E como a Taxa de Deformação é um aspecto indispensável quando se determina as condições que ocorrem o escoamento plástico (grifo do colunista), os autores esclarecem que a forma ABC está diretamente relacionada com as condições de velocidade na interface desta região, com as seguintes condições assumidas:

a) – O material a frente da ferramenta está parado;

b) – A velocidade da ferramenta é uniforme;

c) – O cavaco deve deixar a região plástica como um corpo rígido.

A condição c) merece um (grifo do colunista):

“Entre as três condições citadas acima, somente a terceira merece comentário, uma vez que apesar de considerar o cavaco um elemento “flexível” ele não possui característica elástica que represente absorção de energia para seguir deformando, ou seja, uma vez deformado ao longo da linha de cisalhamento AC, este permanece deformado, e o efeito elástico de ser “flexível” ocorre sem absorção de energia de deformação, ou seja, ele já está deformado e flui para fora da região de corte como corpo rígido. É possível concluir então que o cavaco se deforma ao longo da linha AC e tudo que ocorre acima da linha AC até a linha AB é tratado como corpo rígido, ou seja, com máxima transmissão dos efeitos de tensões e velocidades.” (grifo do colunista)
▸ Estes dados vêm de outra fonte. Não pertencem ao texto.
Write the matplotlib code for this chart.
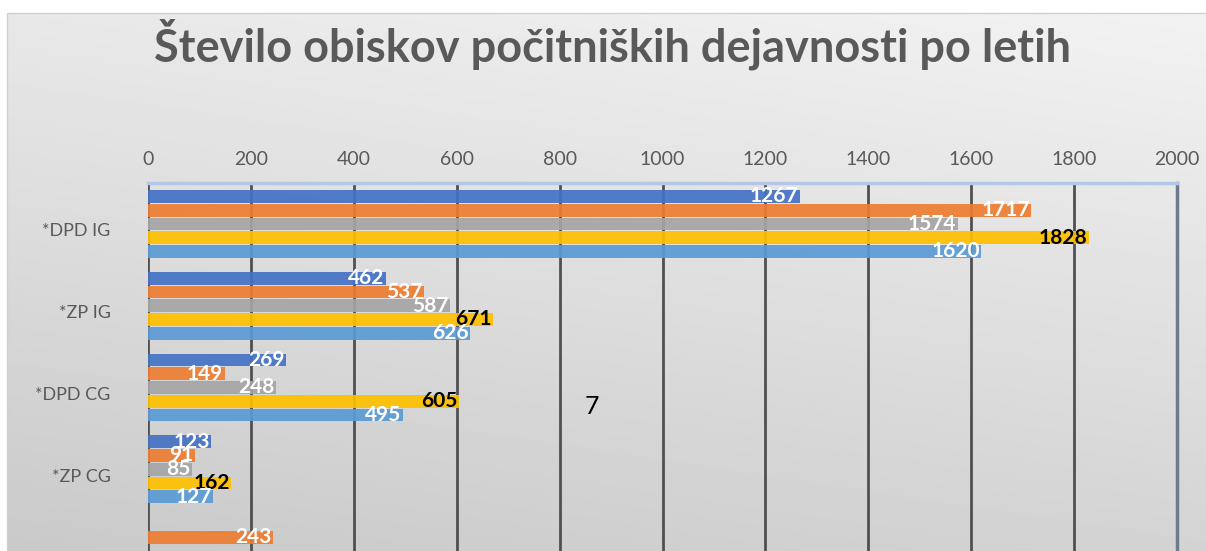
import numpy as np
import matplotlib.pyplot as plt
import matplotlib.transforms as mtransforms
from matplotlib.patches import Rectangle

plt.rcParams['font.family'] = ['Lato', 'DejaVu Sans']

# podatki (odčitano s slike; spodnji del grafa je odrezan)
categories = ['*DPD IG', '*ZP IG', '*DPD CG', '*ZP CG', '']
leto_1 = [1267, 462, 269, 123, np.nan]
leto_2 = [1717, 537, 149, 91, 243]
leto_3 = [1574, 587, 248, 85, np.nan]
leto_4 = [1828, 671, 605, 162, np.nan]
leto_5 = [1620, 626, 495, 127, np.nan]
series = [leto_1, leto_2, leto_3, leto_4, leto_5]
x_ticks = list(range(0, 2001, 200))

colors = ['#4472c4', '#ed7d31', '#a5a5a5', '#ffc000', '#5b9bd5']
label_colors = ['white', 'white', 'white', 'black', 'white']

W, H = 1206, 551
fig = plt.figure(figsize=(W / 100, H / 100), dpi=100)

# ozadje z rahlim prelivom
bg = fig.add_axes([0, 0, 1, 1])
bg.set_xlim(0, W)
bg.set_ylim(H, 0)
bg.axis('off')
yy, xx = np.mgrid[0:1:200j, 0:1:400j]
grad = 0.95 - 0.12 * yy - 0.04 * (1 - xx)
bg.imshow(grad, cmap='gray', vmin=0, vmax=1, extent=[7, W, H, 13],
          aspect='auto', interpolation='bilinear')
bg.add_patch(Rectangle((7, 13), W, H, fill=False, edgecolor='#d0d0d0', lw=1))

# graf
px_cat = 83.2
top_px = 183
ax = fig.add_axes([148 / W, 0, 1029 / W, (H - top_px) / H])
ax.patch.set_alpha(0)
ax.set_xlim(0, 2000)
ax.set_ylim(-0.5 + (H - top_px) / px_cat, -0.5)

step = 14.0 / px_cat
height = 13 / px_cat
y = np.arange(len(categories))
for i, vals in enumerate(series):
    pos = y + (i - 2) * step
    ax.barh(pos, vals, height=height, color=colors[i], alpha=0.92, zorder=3)
    for p, v in zip(pos, vals):
        if np.isnan(v):
            continue
        ax.annotate(f'{v:.0f}', (v, p), xytext=(-1, 0), textcoords='offset points',
                    ha='right', va='center', fontsize=15, fontweight='bold',
                    color=label_colors[i], zorder=4)

ax.xaxis.tick_top()
ax.set_xticks(x_ticks)
ax.tick_params(axis='x', length=0, pad=11, labelsize=14, labelcolor='#595959')
ax.set_yticks(y)
ax.set_yticklabels(categories)
ax.tick_params(axis='y', length=0, pad=27, labelsize=13, labelcolor='#595959')
shift = mtransforms.ScaledTranslation(0, -6 / 100, fig.dpi_scale_trans)
for lab in ax.get_yticklabels():
    lab.set_transform(lab.get_transform() + shift)
ax.grid(axis='x', color='#505050', lw=2, zorder=1)
for s in ['left', 'bottom']:
    ax.spines[s].set_visible(False)
ax.spines['top'].set_color('#b4c7e7')
ax.spines['top'].set_linewidth(2.5)
ax.spines['right'].set_color('#6e7b8f')
ax.spines['right'].set_linewidth(2.5)

fig.text(612 / W, 1 - 44 / H, 'Število obiskov počitniških dejavnosti po letih',
         ha='center', va='center', fontsize=32.5, fontweight='bold', color='#595959')
fig.text(592 / W, 1 - 406 / H, '7', ha='center', va='center', fontsize=18,
         color='black')

fig.savefig('out.png', dpi=100)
Uma vez que a região ABC é constituída por linhas paralelas, a distribuição de tensões é uniforme. E uma vez que o cavaco acima da linha AB não está submetido à força a partir da superfície da ferramenta, não ocorrerá tensões através da linha AB. E com isto, como não há tensão de cisalhamento em AB, e assim é possível afirmar que as linhas de escorregamento estão inclinadas em 45° (/4) em relação à AB.

Uma vez a teoria da plasticidade baseada na distribuição de tensões que podem ser representadas pelo círculo de Mohr, é visto na figura 2 que embora existam dois casos que satisfaçam a solução, sendo uma no qual as tensões nornais na região ABC são de tração, enquanto a outra de compressão, esta segunda opção deve ser a escolhida. Em resumo, através da região ABC ocorre cisalhamento e compressão.